“Each troop is owned by a chartered organization,” said Jim Cook, who has worked with Boy Scouts for more than 12 years. “(Troop 11 in Smyrna) is chartered by Smyrna First United Methodist Church, and we would still have to follow our church’s rules. The same thing goes for the Baptist churches, Seventh Day Adventist or the Elks Club.”
Cook said there is still the ability for each unit to be independent when it comes to how to apply policies.
“We can choose to accept someone or not accept someone,” he said.
Last week the BSA National Board of Directors announced that they were postponing a decision on whether to allow gay boys or men to become members or serve as leaders until its annual meeting in May. At that time, approximately 1,400 members on the national council will have the opportunity to vote on the policy changes.
Jeff Fulcher, the spokesman with the Atlanta Area Council Boy Scouts of America housed in Cobb, released a statement on behalf of the local organization’s Board of Directors on Wednesday.

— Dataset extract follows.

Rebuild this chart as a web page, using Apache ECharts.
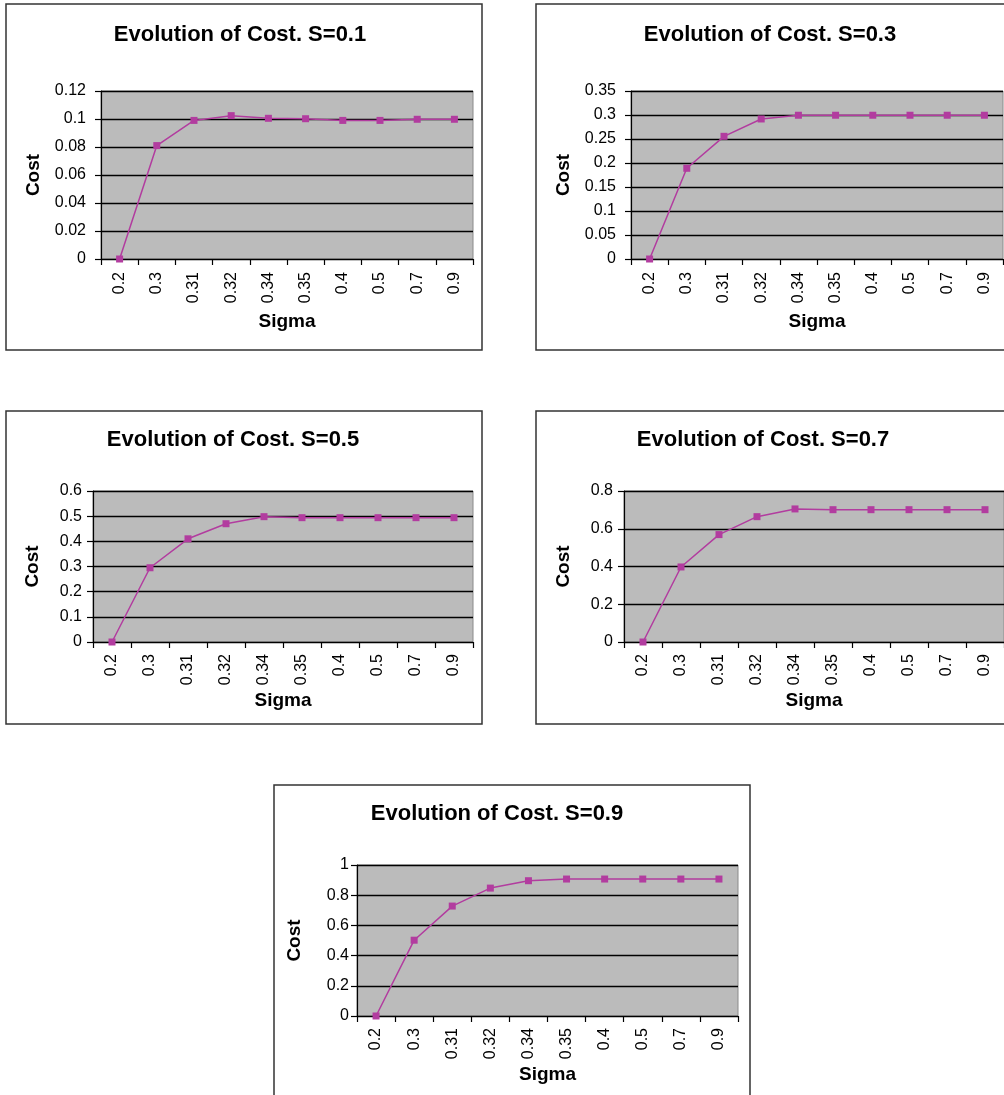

“After extensive meetings and discussion, the volunteers that make up the National Board of Directors have decided to continue discussion of its current leadership policy,” the release stated. “While many stakeholders will continue this discussion on a national level, our priority is serving as many Atlanta youth as possible with the best leadership development program and once-in-a-lifetime adventures.”
Fulcher said the Atlanta Area Council serves 34,412 Scouts in 13 counties in and around Atlanta. They represent 816 scouting units, including Cub Scout Packs, Boy Scout Troops, Venturing Crews, Explorer Posts and Learning for Life Groups. He was not sure exactly how many troops or Scouts are participating in Cobb alone.

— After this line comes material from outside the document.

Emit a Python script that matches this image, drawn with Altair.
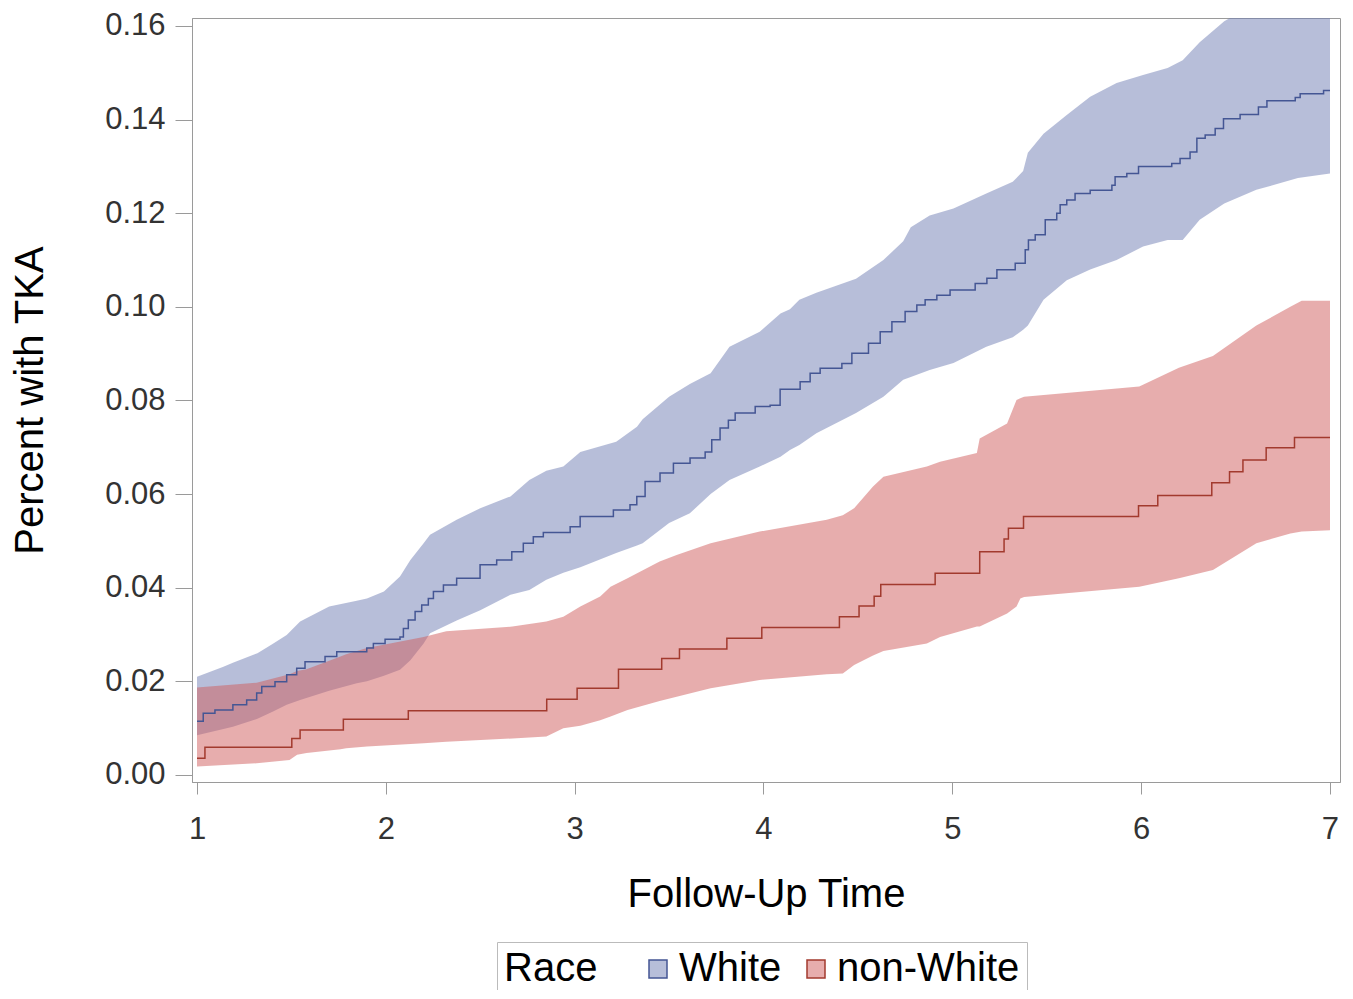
import altair as alt
import pandas as pd

# ---- Kaplan-Meier style cumulative incidence (step curves) ----
white_time = [1.0, 1.033, 1.095, 1.19, 1.263, 1.316, 1.343, 1.413, 1.475, 1.528, 1.572, 1.678, 1.74, 1.899,
              1.934, 1.996, 2.075, 2.093, 2.119, 2.155, 2.19, 2.225, 2.252, 2.305, 2.375, 2.499, 2.587, 2.667,
              2.728, 2.781, 2.834, 2.976, 3.029, 3.205, 3.293, 3.329, 3.373, 3.452, 3.523, 3.611, 3.691, 3.726,
              3.77, 3.814, 3.85, 3.956, 4.035, 4.088, 4.194, 4.247, 4.30, 4.415, 4.468, 4.556, 4.618, 4.68,
              4.75, 4.812, 4.856, 4.918, 4.988, 5.121, 5.183, 5.236, 5.333, 5.386, 5.403, 5.439, 5.492, 5.553,
              5.571, 5.606, 5.65, 5.73, 5.845, 5.862, 5.924, 5.986, 6.162, 6.206, 6.259, 6.295, 6.339, 6.392,
              6.436, 6.524, 6.621, 6.666, 6.816, 6.842, 6.966, 7.0]
white_est = [0.0115, 0.0132, 0.0139, 0.0150, 0.0160, 0.0175, 0.0189, 0.0199, 0.0214, 0.0228, 0.0242, 0.0253,
             0.0263, 0.0271, 0.0281, 0.0290, 0.0295, 0.0313, 0.0331, 0.0349, 0.0363, 0.0377, 0.0392, 0.0406,
             0.0420, 0.0449, 0.0459, 0.0477, 0.0495, 0.0509, 0.0518, 0.0530, 0.0552, 0.0566, 0.0577, 0.0595,
             0.0627, 0.0645, 0.0666, 0.0677, 0.0690, 0.0716, 0.0741, 0.0758, 0.0773, 0.0787, 0.0790, 0.0824,
             0.0840, 0.0858, 0.0869, 0.0879, 0.0901, 0.0922, 0.0947, 0.0968, 0.0990, 0.1004, 0.1015, 0.1025,
             0.1036, 0.1050, 0.1061, 0.1079, 0.1093, 0.1122, 0.1143, 0.1154, 0.1186, 0.1200, 0.1218, 0.1228,
             0.1242, 0.1249, 0.1260, 0.1278, 0.1285, 0.1300, 0.1306, 0.1317, 0.1331, 0.1360, 0.1367, 0.1381,
             0.1402, 0.1411, 0.1427, 0.1440, 0.1447, 0.1455, 0.1462, 0.1462]

nonwhite_time = [1.0, 1.042, 1.502, 1.546, 1.775, 2.119, 2.852, 3.013, 3.232, 3.461, 3.555, 3.806, 3.991,
                 4.402, 4.506, 4.586, 4.621, 4.909, 5.145, 5.274, 5.297, 5.377, 5.986, 6.088, 6.374, 6.468,
                 6.539, 6.662, 6.812, 7.0]
nonwhite_est = [0.0036, 0.0059, 0.0078, 0.0096, 0.0119, 0.0137, 0.0162, 0.0185, 0.0226, 0.0249, 0.0269,
                0.0292, 0.0315, 0.0338, 0.0361, 0.0382, 0.0407, 0.0431, 0.0477, 0.0504, 0.0527, 0.0552,
                0.0575, 0.0597, 0.0624, 0.0648, 0.0673, 0.0699, 0.0721, 0.0721]

# ---- confidence bands ----
white_band_time = [1.0, 1.14, 1.19, 1.32, 1.40, 1.475, 1.546, 1.70, 1.846, 1.90, 1.99, 2.075, 2.13, 2.20,
                   2.234, 2.375, 2.50, 2.66, 2.76, 2.85, 2.94, 3.03, 3.22, 3.33, 3.36, 3.50, 3.61, 3.72,
                   3.82, 3.98, 4.09, 4.14, 4.19, 4.28, 4.49, 4.635, 4.74, 4.78, 4.88, 5.006, 5.18, 5.32,
                   5.375, 5.40, 5.483, 5.606, 5.73, 5.87, 6.01, 6.14, 6.22, 6.31, 6.44, 6.61, 6.83, 7.0]
white_lower = [0.0085, 0.0098, 0.0103, 0.0120, 0.0135, 0.0150, 0.0160, 0.0180, 0.0196, 0.0200, 0.0212,
               0.0225, 0.0245, 0.0281, 0.0303, 0.0330, 0.0352, 0.0385, 0.0395, 0.0417, 0.0432, 0.0444,
               0.0474, 0.0490, 0.0495, 0.0538, 0.0559, 0.0600, 0.0630, 0.0659, 0.0680, 0.0694, 0.0705,
               0.0730, 0.0773, 0.0808, 0.0844, 0.0850, 0.0865, 0.0880, 0.0915, 0.0935, 0.0951, 0.0960,
               0.1015, 0.1057, 0.1080, 0.1100, 0.1129, 0.1143, 0.1143, 0.1186, 0.1221, 0.1250, 0.1275, 0.1285]
white_upper = [0.0210, 0.0231, 0.0240, 0.0260, 0.0280, 0.0299, 0.0328, 0.0360, 0.0372, 0.0377, 0.0392,
               0.0424, 0.0459, 0.0495, 0.0513, 0.0545, 0.0570, 0.0595, 0.0630, 0.0650, 0.0659, 0.0690,
               0.0712, 0.0744, 0.0760, 0.0808, 0.0835, 0.0858, 0.0915, 0.0947, 0.0986, 0.0995, 0.1015,
               0.1030, 0.1060, 0.1100, 0.1140, 0.1170, 0.1195, 0.1210, 0.1242, 0.1267, 0.1290, 0.1329,
               0.1370, 0.1410, 0.1449, 0.1478, 0.1495, 0.1510, 0.1527, 0.1565, 0.1610, 0.1650, 0.1670, 0.1680]

nonwhite_band_time = [1.0, 1.316, 1.49, 1.53, 1.58, 1.76, 1.79, 1.90, 2.20, 2.32, 2.67, 2.85, 2.94, 3.03,
                      3.135, 3.19, 3.28, 3.45, 3.54, 3.72, 3.98, 4.335, 4.42, 4.48, 4.58, 4.635, 4.865,
                      4.935, 5.13, 5.145, 5.29, 5.34, 5.36, 5.38, 5.99, 6.20, 6.38, 6.61, 6.79, 6.85, 7.0]
nonwhite_lower = [0.0018, 0.0025, 0.0032, 0.0043, 0.0047, 0.0055, 0.0057, 0.0061, 0.0068, 0.0071, 0.0078,
                  0.0082, 0.0100, 0.0105, 0.0117, 0.0125, 0.0139, 0.0158, 0.0167, 0.0185, 0.0203, 0.0215,
                  0.0217, 0.0235, 0.0255, 0.0265, 0.0281, 0.0295, 0.0317, 0.0317, 0.0345, 0.0360, 0.0377,
                  0.0380, 0.0402, 0.0420, 0.0438, 0.0495, 0.0516, 0.0520, 0.0523]
nonwhite_upper = [0.0187, 0.0197, 0.0215, 0.0222, 0.0226, 0.0253, 0.0258, 0.0271, 0.0295, 0.0307, 0.0317,
                  0.0328, 0.0338, 0.0360, 0.0381, 0.0402, 0.0420, 0.0456, 0.0470, 0.0495, 0.0520, 0.0545,
                  0.0555, 0.0570, 0.0616, 0.0637, 0.0659, 0.0669, 0.0688, 0.0719, 0.0751, 0.0801, 0.0805,
                  0.0808, 0.0830, 0.0870, 0.0895, 0.0960, 0.1000, 0.1013, 0.1013]

races = ["White", "non-White"]
band_colors = ["rgba(111,126,179,0.5)", "rgba(208,91,91,0.5)"]
line_colors = ["#445694", "#A23A2E"]
x_ticks = [1, 2, 3, 4, 5, 6, 7]
y_ticks = [0.0, 0.02, 0.04, 0.06, 0.08, 0.10, 0.12, 0.14, 0.16]

lines = pd.concat([
    pd.DataFrame({"time": white_time, "est": white_est, "race": races[0]}),
    pd.DataFrame({"time": nonwhite_time, "est": nonwhite_est, "race": races[1]}),
])
bands = pd.concat([
    pd.DataFrame({"time": white_band_time, "lower": white_lower, "upper": white_upper, "race": races[0]}),
    pd.DataFrame({"time": nonwhite_band_time, "lower": nonwhite_lower, "upper": nonwhite_upper, "race": races[1]}),
])

FONT = "Liberation Sans"

x_scale = alt.Scale(domain=[0.9735, 7.053], nice=False, zero=False)
y_scale = alt.Scale(domain=[-0.0015, 0.1617], nice=False, zero=False)

x_axis = alt.Axis(values=x_ticks, format="d", title="Follow-Up Time", grid=False,
                  tickSize=12, labelPadding=20, labelFontSize=31, titleFontSize=40,
                  titleY=112, titleBaseline="middle", labelFlush=False)
y_axis = alt.Axis(values=y_ticks, format=".2f", title="Percent with TKA", grid=False,
                  tickSize=17, labelPadding=10, labelFontSize=31, titleFontSize=40,
                  titleX=-162, titleY=382, titleAngle=270, titleBaseline="middle",
                  titleAlign="center", labelFlush=False)

legend = alt.Legend(orient="none", legendX=305, legendY=924, direction="horizontal",
                    titleOrient="left", title="Race", titleFontSize=40, titleFontWeight="normal",
                    titleColor="black", labelColor="black", labelFontSize=40, labelLimit=0,
                    symbolType="square", symbolSize=324, symbolStrokeWidth=1.5,
                    strokeColor="#bbbbbb", padding=7, columnPadding=14, labelOffset=1,
                    titlePadding=40, titleFont=FONT, labelFont=FONT)

band_layer = alt.Chart(bands).mark_area(interpolate="linear", clip=True, opacity=1).encode(
    x=alt.X("time:Q", scale=x_scale, axis=x_axis),
    y=alt.Y("upper:Q", scale=y_scale, axis=y_axis, stack=False),
    y2="lower:Q",
    fill=alt.Fill("race:N", scale=alt.Scale(domain=races, range=band_colors), legend=legend),
)

line_layer = alt.Chart(lines).mark_line(interpolate="step-after", clip=True, strokeWidth=1.5).encode(
    x=alt.X("time:Q", scale=x_scale),
    y=alt.Y("est:Q", scale=y_scale),
    stroke=alt.Stroke("race:N", scale=alt.Scale(domain=races, range=line_colors), legend=legend),
)

chart = alt.layer(band_layer, line_layer).properties(
    width=1148, height=764,
    autosize=alt.AutoSizeParams(type="none"),
    padding={"left": 184, "top": 10, "right": 5, "bottom": 208},
).configure_view(
    stroke="#9a9a9a", strokeWidth=1,
).configure_axis(
    domainColor="#9a9a9a", tickColor="#9a9a9a", labelColor="#333333", titleColor="black",
    labelFont=FONT, titleFont=FONT, titleFontWeight="normal",
)

chart.save("out.html", embed_options={"renderer": "svg", "actions": False})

Cook is a Scout Master and works with 17 young men from the Smyrna area, but has served as an assistant Scout Master and unit commissioner, which is responsible for several units, in the past.
“I don’t necessarily know if I have any boys in my troop that are gay or not,” he said. “We have our standards, we practice safe scouting and we go to great pains to make sure that there are always two adults at a time with any of our scouts.”

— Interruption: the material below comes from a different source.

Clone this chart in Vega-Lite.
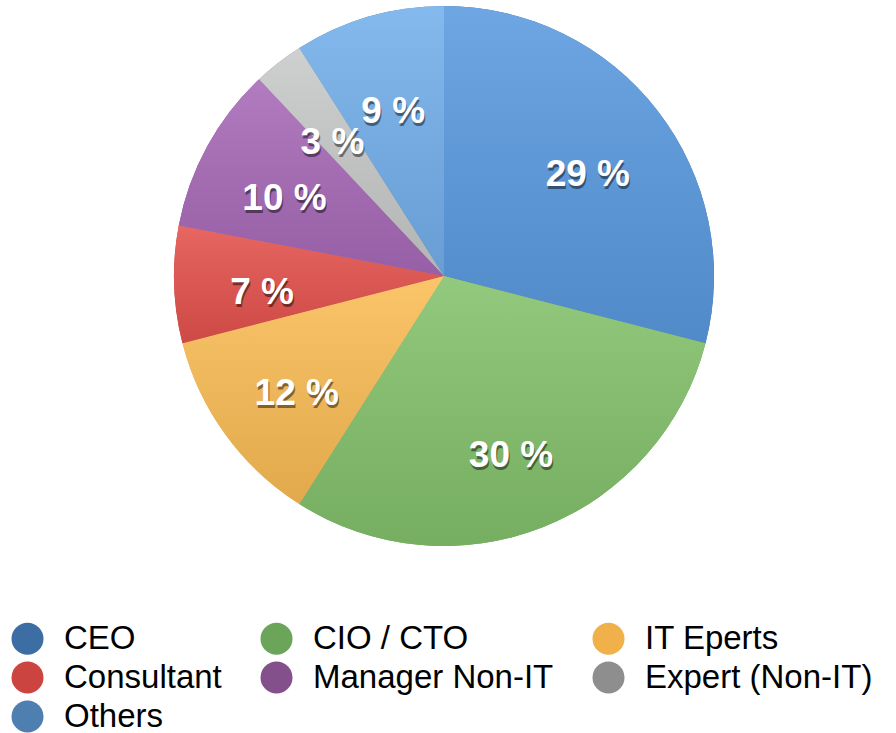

Cook said that at the beginning of each year, he “lays down the law” about how each Scout deserves his own privacy.
“We teach them that privacy is very important, and we teach them that if anything happens, they are supposed to talk to me or the senior level boy, and tell him or me what happened, and we take action immediately,” he said.
Cook also said that Boy Scout Troop 11, which is chartered by Smyrna First United Methodist Church, is all inclusive.
“It may be different across the street, but we just treat everyone equally here, and everyone follows the same rules,” he said.
He originally got involved in Boy Scouts for his son, who is now out of high school.
“It just makes for a very well-rounded boy,” Cook said. “You spend time out in the woods away from the video games, you learn to cook and you learn to take care for yourself and others. The Scout skills are just wonderful.”